▸ EXERCISE:
Images are not part of the copy; write out the rest of the data exactly as given.

▸ COLLECTED MATERIAL:
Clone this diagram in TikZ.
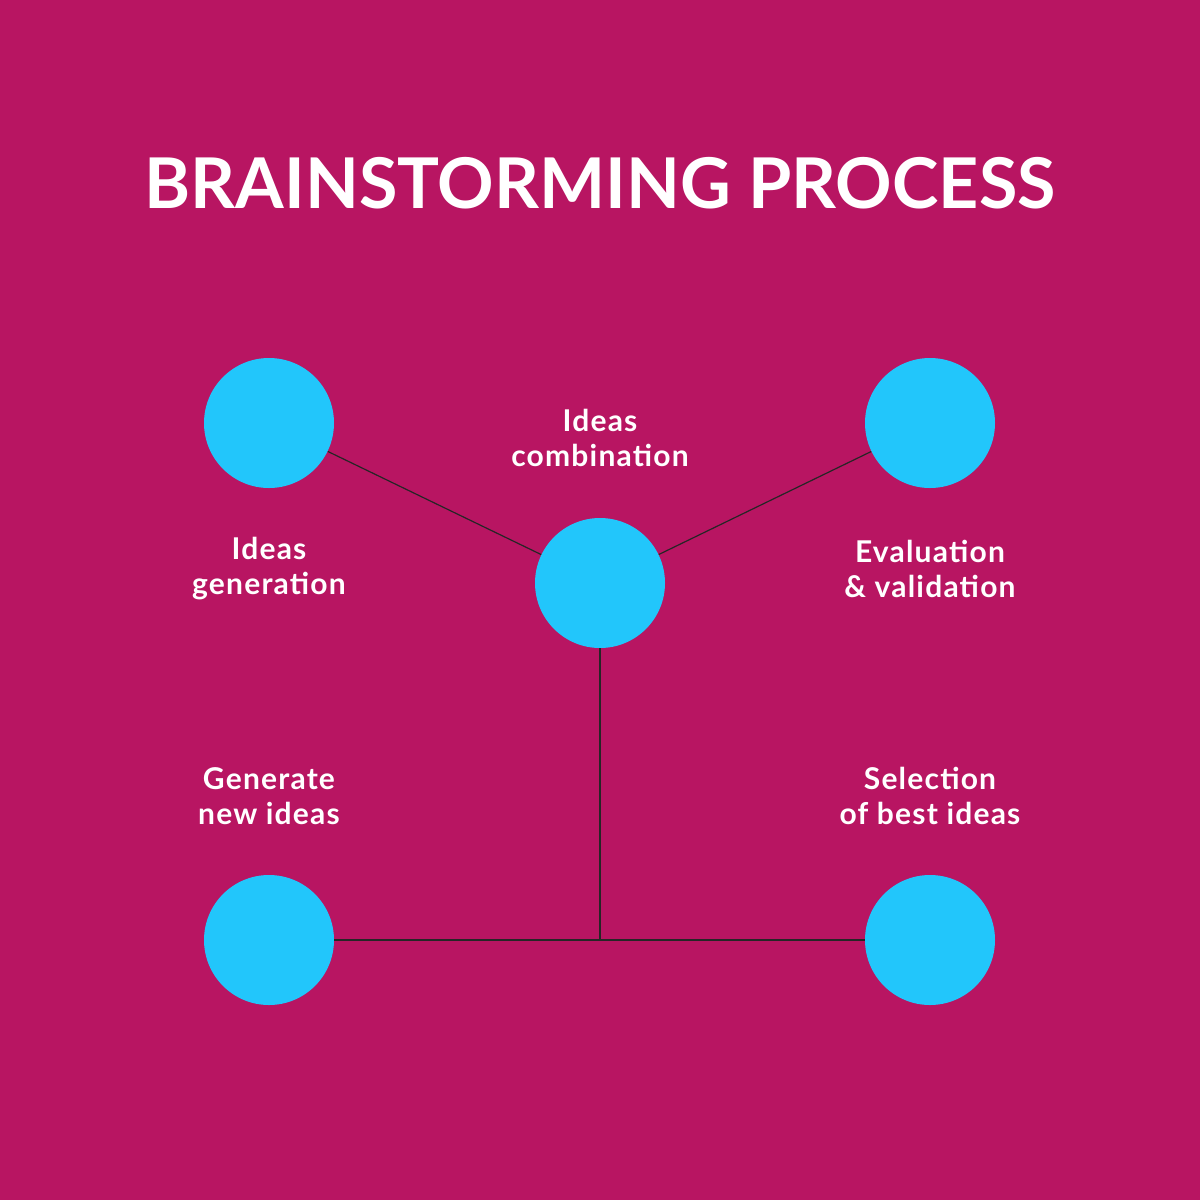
\documentclass[tikz,border=0pt]{standalone}
\usepackage{fontspec}
\setmainfont{Lato}
\newfontfamily\lbl[LetterSpace=4]{Lato}
\definecolor{bg}{HTML}{B81562}
\definecolor{dot}{HTML}{22C6FB}
\begin{document}
\begin{tikzpicture}[x=0.5pt,y=-0.5pt,
  dot/.style={circle,fill=dot,minimum size=65pt,inner sep=0pt},
  lab/.style={text=white,align=center,font=\lbl\bfseries\fontsize{15}{17.5}\selectfont},
  con/.style={draw=black!85,line width=0.6pt}]
\fill[bg] (0,0) rectangle (1200,1200);
\useasboundingbox (0,0) rectangle (1200,1200);
\node[text=white,font=\bfseries\fontsize{35}{40}\selectfont] (title) at (600,183) {BRAINSTORMING PROCESS};
\node[dot] (gen) at (269,423) {};
\node[dot] (eva) at (930,423) {};
\node[dot] (com) at (600,583) {};
\node[dot] (new) at (269,940) {};
\node[dot] (sel) at (930,940) {};
\coordinate (j) at (600,940);
\draw[con] (gen) -- (com);
\draw[con] (eva) -- (com);
\draw[con] (com) -- (j);
\draw[con] (new) -- (sel);
\node[lab] (l1) at (600,438) {Ideas\\combination};
\node[lab] (l2) at (269,569) {Ideas\\generation};
\node[lab] (l3) at (930,569) {Evaluation\\\& validation};
\node[lab] (l4) at (269,796) {Generate\\new ideas};
\node[lab] (l5) at (930,796) {Selection\\of best ideas};
\end{tikzpicture}
\end{document}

▸ IN RESPONSE:
Clone this diagram in TikZ.
\documentclass[tikz,border=0pt]{standalone}
\usepackage{fontspec}
\setmainfont{Lato}
\newfontfamily\lbl[LetterSpace=4]{Lato}
\definecolor{bg}{HTML}{B81562}
\definecolor{dot}{HTML}{22C6FB}
\begin{document}
\begin{tikzpicture}[x=0.5pt,y=-0.5pt,
  dot/.style={circle,fill=dot,minimum size=65pt,inner sep=0pt},
  lab/.style={text=white,align=center,font=\lbl\bfseries\fontsize{15}{17.5}\selectfont},
  con/.style={draw=black!85,line width=0.6pt}]
\fill[bg] (0,0) rectangle (1200,1200);
\useasboundingbox (0,0) rectangle (1200,1200);
\node[text=white,font=\bfseries\fontsize{35}{40}\selectfont] (title) at (600,183) {BRAINSTORMING PROCESS};
\node[dot] (gen) at (269,423) {};
\node[dot] (eva) at (930,423) {};
\node[dot] (com) at (600,583) {};
\node[dot] (new) at (269,940) {};
\node[dot] (sel) at (930,940) {};
\coordinate (j) at (600,940);
\draw[con] (gen) -- (com);
\draw[con] (eva) -- (com);
\draw[con] (com) -- (j);
\draw[con] (new) -- (sel);
\node[lab] (l1) at (600,438) {Ideas\\combination};
\node[lab] (l2) at (269,569) {Ideas\\generation};
\node[lab] (l3) at (930,569) {Evaluation\\\& validation};
\node[lab] (l4) at (269,796) {Generate\\new ideas};
\node[lab] (l5) at (930,796) {Selection\\of best ideas};
\end{tikzpicture}
\end{document}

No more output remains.